En la escena final de Quiz Show, película dirigida por Robert Redford, su protagonista confiesa ante una comisión parlamentaria que participó en el amaño de un concurso televisivo. Una vez reconocida su complicidad en los hechos, varios miembros de la citada comisión le felicitan por haber tenido la valentía de asumir públicamente sus mentiras y el coraje de admitir sus trampas. Sin embargo, uno de los miembros del Congreso toma la palabra para decir: "No estoy de acuerdo con mis colegas, no creo que un adulto de su inteligencia deba ser elogiado simplemente por decir la verdad". En ese momento, tras la única reprimenda dirigida al confeso y, simultáneamente, al resto de sus compañeros congresistas que pretendían ensalzar lo que, en el fondo, debía ser reprochado, el público asistente irrumpe en un estruendoso aplauso.

Dicha escena me vino a la mente al leer el pasado viernes un artículo del filósofo José Antonio Marina en el que afirmaba que "lo que caracteriza a una sociedad justa es que en ella se puede ser decente sin necesidad de ser heroico". Paradójicamente, nuestro sistema de valores se ha quedado oxidado, la ética se ha podrido y, hoy en día, las actuaciones correctas pasan a convertirse en conductas sorprendentes que generan ovaciones y reconocimientos.

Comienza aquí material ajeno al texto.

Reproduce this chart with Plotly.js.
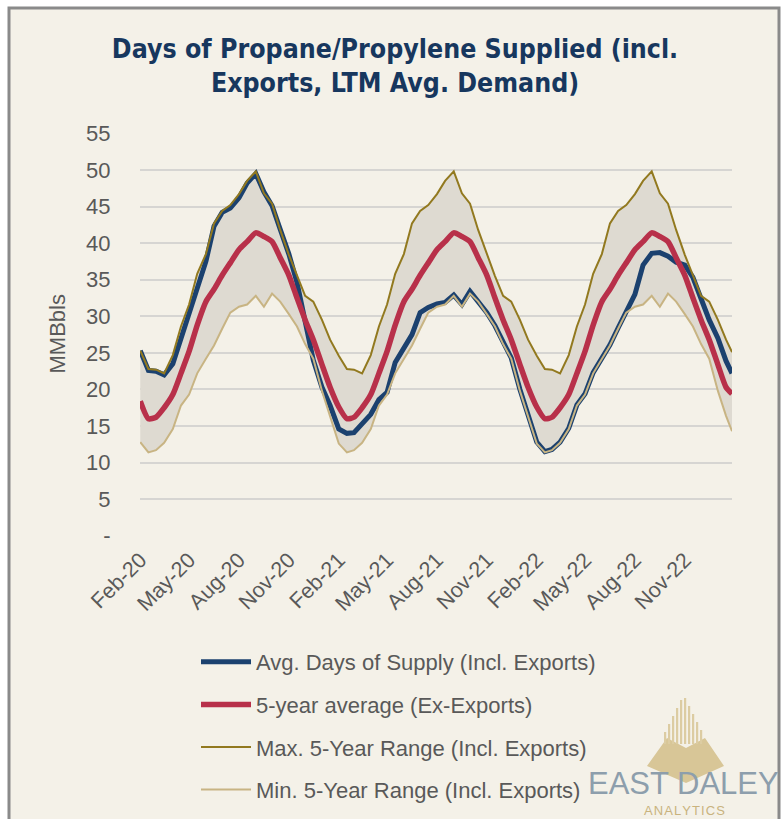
<!DOCTYPE html>
<html>
<head>
<meta charset="utf-8">
<script src="https://cdn.plot.ly/plotly-3.0.1.min.js"></script>
<style>html,body{margin:0;padding:0;background:#fff;}#chart{width:781px;height:819px;}</style>
</head>
<body>
<div id="chart"></div>
<script>
// ---------- DATA (semi-monthly readings: 1st and 16th of each month, Feb-20 .. Jan-23, plus last point) ----------
const startYear = 2020, startMonth = 2, nMonths = 36;
const lastDate = '2023-01-27';

// Max. 5-Year Range (Incl. Exports)
const maxRange = [
  25.3, 22.8, 22.7, 22.2, 24.7, 28.6, 31.6, 35.8, 38.5, 42.7, 44.4, 45.2, 46.7, 48.5, 49.8, 46.8, 45.4, 41.8, 38.4, 35.5, 32.8, 32.0, 29.5, 26.8,
  24.6, 22.8, 22.7, 22.2, 24.7, 28.6, 31.6, 35.8, 38.5, 42.7, 44.4, 45.2, 46.7, 48.5, 49.8, 46.8, 45.4, 41.8, 38.4, 35.5, 32.8, 32.0, 29.5, 26.8,
  24.6, 22.8, 22.7, 22.2, 24.7, 28.6, 31.6, 35.8, 38.5, 42.7, 44.4, 45.2, 46.7, 48.5, 49.8, 46.8, 45.4, 41.8, 38.4, 35.5, 32.8, 32.0, 29.5, 26.8,
  25.1
];
// Min. 5-Year Range (Incl. Exports)
const minRange = [
  12.8, 11.4, 11.7, 12.7, 14.6, 17.8, 19.3, 22.2, 24.2, 26.0, 28.3, 30.5, 31.3, 31.6, 32.8, 31.3, 33.1, 32.0, 30.3, 28.6, 26.2, 24.2, 19.8, 16.4,
  12.6, 11.4, 11.7, 12.7, 14.6, 17.8, 19.3, 22.2, 24.2, 26.0, 28.3, 30.5, 31.3, 31.6, 32.8, 31.3, 33.1, 32.0, 30.3, 28.6, 26.2, 24.2, 19.8, 16.4,
  12.6, 11.4, 11.7, 12.7, 14.6, 17.8, 19.3, 22.2, 24.2, 26.0, 28.3, 30.5, 31.3, 31.6, 32.8, 31.3, 33.1, 32.0, 30.3, 28.6, 26.2, 24.2, 19.8, 16.4,
  14.3
];
// 5-year average (Ex-Exports)
const fiveYrAvg = [
  18.4, 16.0, 16.2, 17.5, 19.3, 22.2, 25.2, 28.8, 32.0, 33.7, 35.6, 37.3, 39.1, 40.2, 41.4, 40.9, 40.2, 38.0, 35.6, 32.5, 29.5, 26.8, 23.4, 20.3,
  17.6, 16.0, 16.2, 17.5, 19.3, 22.2, 25.2, 28.8, 32.0, 33.7, 35.6, 37.3, 39.1, 40.2, 41.4, 40.9, 40.2, 38.0, 35.6, 32.5, 29.5, 26.8, 23.4, 20.3,
  17.6, 16.0, 16.2, 17.5, 19.3, 22.2, 25.2, 28.8, 32.0, 33.7, 35.6, 37.3, 39.1, 40.2, 41.4, 40.9, 40.2, 38.0, 35.6, 32.5, 29.5, 26.8, 23.4, 20.3,
  19.4
];
// Avg. Days of Supply (Incl. Exports)
const avgSupply = [
  25.3, 22.6, 22.5, 22.0, 23.5, 27.0, 30.3, 34.3, 37.5, 42.3, 44.2, 44.8, 46.2, 48.2, 49.5, 47.0, 45.1, 41.9, 38.5, 34.6, 29.0, 24.0, 20.3, 17.8,
  14.6, 14.0, 14.1, 15.3, 16.6, 18.6, 19.6, 23.7, 25.8, 27.5, 30.5, 31.2, 31.7, 31.9, 32.9, 31.6, 33.4, 32.1, 30.5, 28.7, 26.4, 24.3, 20.0, 16.5,
  12.8, 11.5, 11.8, 12.8, 14.7, 17.9, 19.4, 22.3, 24.3, 26.1, 28.4, 30.6, 33.0, 37.0, 38.6, 38.7, 38.2, 37.4, 37.0, 35.3, 32.5, 29.5, 27.0, 23.9,
  22.2
];

const seriesNames = [
  'Avg. Days of Supply (Incl. Exports)',
  '5-year average (Ex-Exports)',
  'Max. 5-Year Range (Incl. Exports)',
  'Min. 5-Year Range (Incl. Exports)'
];
const yTickVals = [0, 5, 10, 15, 20, 25, 30, 35, 40, 45, 50, 55];
const yTickText = ['-', '5', '10', '15', '20', '25', '30', '35', '40', '45', '50', '55'];
const yTitle = 'MMBbls';

// dates (category x positions)
const dates = [];
for (let i = 0; i < nMonths; i++) {
  const m0 = startMonth - 1 + i;
  const y = startYear + Math.floor(m0 / 12);
  const mm = String(m0 % 12 + 1).padStart(2, '0');
  dates.push(`${y}-${mm}-01`, `${y}-${mm}-16`);
}
dates.push(lastDate);

// ---------- STYLE ----------
const W = 781, H = 819;
const M = {l: 140, r: 49, t: 133, b: 283, autoexpand: false};
const PW = W - M.l - M.r, PH = H - M.t - M.b;
const px = x => (x - M.l) / PW;
const py = y => (H - M.b - y) / PH;

const C = {
  blue: '#1b416f', red: '#b8304a', gold: '#92791f', tan: '#c8b483',
  fill: '#dedad1', bg: '#f4f1e8', grid: '#d6d5d2', text: '#595959', title: '#17375e'
};
const FONT = 'Liberation Sans, Arial, sans-serif';

const traces = [
  {x: dates, y: maxRange, type: 'scatter', mode: 'lines', line: {width: 0, color: C.fill},
   showlegend: false, hoverinfo: 'skip'},
  {x: dates, y: minRange, type: 'scatter', mode: 'lines', line: {width: 0, color: C.fill},
   fill: 'tonexty', fillcolor: C.fill, showlegend: false, hoverinfo: 'skip'},
  {x: dates, y: avgSupply, type: 'scatter', mode: 'lines', name: seriesNames[0],
   line: {color: C.blue, width: 5}, legendgroup: 'a'},
  {x: dates, y: fiveYrAvg, type: 'scatter', mode: 'lines', name: seriesNames[1],
   line: {color: C.red, width: 5.5, shape: 'spline', smoothing: 0.6}, legendgroup: 'b'},
  {x: dates, y: maxRange, type: 'scatter', mode: 'lines', name: seriesNames[2],
   line: {color: C.gold, width: 2}, legendgroup: 'c'},
  {x: dates, y: minRange, type: 'scatter', mode: 'lines', name: seriesNames[3],
   line: {color: C.tan, width: 2}, legendgroup: 'd'}
];

// logo pieces (decorative)
const pyr = [[647,766],[667,738],[686,748],[705,738],[724,766],[686,783]];
const pyrPath = 'M' + pyr.map(p => px(p[0]) + ',' + py(p[1])).join(' L') + ' Z';
const barXs = [664, 668, 672, 676, 680, 684, 688, 692, 696, 700];
const barTops = [732, 724, 716, 708, 700, 698, 706, 714, 722, 730];
const barShapes = barXs.map((bx, i) => ({
  type: 'rect', xref: 'paper', yref: 'paper', layer: 'above',
  x0: px(bx), x1: px(bx + 2.2), y0: py(744), y1: py(barTops[i]),
  fillcolor: '#dccca2', line: {width: 0}
}));

const layout = {
  width: W, height: H, margin: M,
  paper_bgcolor: '#ffffff', plot_bgcolor: 'rgba(0,0,0,0)',
  font: {family: FONT, color: C.text},
  title: {
    text: 'Days of Propane/Propylene Supplied (incl.<br>Exports, LTM Avg. Demand)',
    font: {family: 'DejaVu Sans Condensed, Liberation Sans Narrow, sans-serif', size: 26.5, weight: 'bold', color: C.title},
    xref: 'container', x: 395 / W, xanchor: 'center',
    yref: 'container', y: 1 - 58 / H, yanchor: 'top'
  },
  xaxis: {
    type: 'date', range: ['2020-01-31 12:00', lastDate],
    tick0: '2020-02-01', dtick: 'M3', tickformat: '%b-%y', tickangle: -45,
    showgrid: false, zeroline: false, showline: false,
    ticks: 'outside', ticklen: 2, tickcolor: 'rgba(0,0,0,0)',
    tickfont: {family: FONT, size: 21.5, color: C.text}
  },
  yaxis: {
    range: [-0.03, 55.05], tickmode: 'array', tickvals: yTickVals, ticktext: yTickText,
    showgrid: true, gridcolor: C.grid, gridwidth: 2, zeroline: false, showline: false,
    ticks: 'outside', ticklen: 24, tickcolor: 'rgba(0,0,0,0)',
    tickfont: {family: FONT, size: 22, color: C.text}
  },
  legend: {
    xref: 'container', yref: 'container', x: 196 / W, xanchor: 'left', y: 1 - 641 / H, yanchor: 'top',
    bgcolor: 'rgba(0,0,0,0)', font: {family: FONT, size: 22, color: C.text},
    tracegroupgap: 11, itemwidth: 50
  },
  shapes: [
    {type: 'rect', xref: 'paper', yref: 'paper', layer: 'below',
     x0: px(9), x1: px(779), y0: py(860), y1: py(8),
     fillcolor: C.bg, line: {color: '#8a8a8a', width: 3}},
    {type: 'path', xref: 'paper', yref: 'paper', layer: 'above', path: pyrPath,
     fillcolor: '#d8c697', line: {width: 0}},
    ...barShapes
  ],
  annotations: [
    {xref: 'paper', yref: 'paper', x: px(57), y: 0.5, xanchor: 'center', yanchor: 'middle',
     text: yTitle, textangle: -90, showarrow: false, font: {family: FONT, size: 22, color: C.text}},
    {xref: 'paper', yref: 'paper', x: px(683), y: py(783), xanchor: 'center', yanchor: 'middle',
     text: 'EAST DALEY', showarrow: false, font: {family: FONT, size: 31, color: '#8d9eac'}},
    {xref: 'paper', yref: 'paper', x: px(684), y: py(810), xanchor: 'center', yanchor: 'middle',
     text: 'A\u200aN\u200aA\u200aL\u200aY\u200aT\u200aI\u200aC\u200aS', showarrow: false,
     font: {family: FONT, size: 13, color: '#c9b37e'}}
  ]
};

Plotly.newPlot('chart', traces, layout, {displayModeBar: false, staticPlot: true});
</script>
</body>
</html>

Si alguien encuentra una cartera y la devuelve a su dueño sale automáticamente en las noticias.

Abundando en esta cuestión, y a tenor de las informaciones relacionadas con el Caso Bárcenas, he escuchado numerosos comentarios del tipo "hay que ser muy íntegro para no aceptar un sobre con dinero" o "¿quién no actuaría así en una situación similar?" Por lo tanto, parece evidente que los españoles aceptamos mayoritariamente lo que está mal. Podemos disfrazarlo y llamarlo picaresca para suavizar el oído. Somos una nación que cuenta entre sus máximas la de "hecha la ley, hecha la trampa". Somos los que a personajes como El Dioni -que robó un furgón lleno de dinero y se fugó a Brasil para dilapidarlo- le dedicamos canciones y le ofrecemos programas de televisión para auparlo al estrellato mediático.

Siguiendo con los símiles cinematográficos, el actor Liam Neeson manifestaba en la excelente cinta Batman Begins que "el crimen prospera porque la sociedad es indulgente" y, desde mi punto de vista, la española es una sociedad indulgente con la corrupción. Ahora que las redes sociales invitan al desahogo y que afloran los movimientos de indignados, cabría preguntarse si nuestros modelos éticos y nuestros parámetros del bien y del mal han cambiado realmente. Confío en que así sea porque, hasta la fecha, hemos sido dóciles con el poder en la misma proporción en la que el poder ha sido riguroso con nosotros, los ciudadanos. Si de verdad queremos que las cosas cambien, debemos empezar por cambiar nosotros mismos, no justificando actuaciones, no mirando hacia otro lado y no siendo comprensivos ante determinadas situaciones. En definitiva, dejando de ser indulgentes con la corrupción política. De no ser así, se cumplirán los pronósticos del poeta ruso Yevtushenko de que "llegará un día en el que nuestros hijos recordarán con vergüenza aquellos días en los que la honestidad era calificada de coraje".

Los dos partidos mayoritarios de este país cuentan con cientos de miles de afiliados y millones de votantes que tristemente han mirado hacia otro lado ante los innumerables casos de corrupción que han tenido lugar bajo sus siglas, cuando no, directamente, los han justificado. Sin embargo, no han dejado pasar la oportunidad de señalar con su dedo acusador los asuntos sucios del adversario mientras denunciaban la existencia de complots orquestados y exigían para los suyos el derecho a la presunción de inocencia. Toleramos las faltas de los "amigos" al mismo tiempo que somos implacables con las del "enemigo". Somos injustos y, de nuevo, indulgentes. Por esa razón, tenemos probablemente lo que nos merecemos.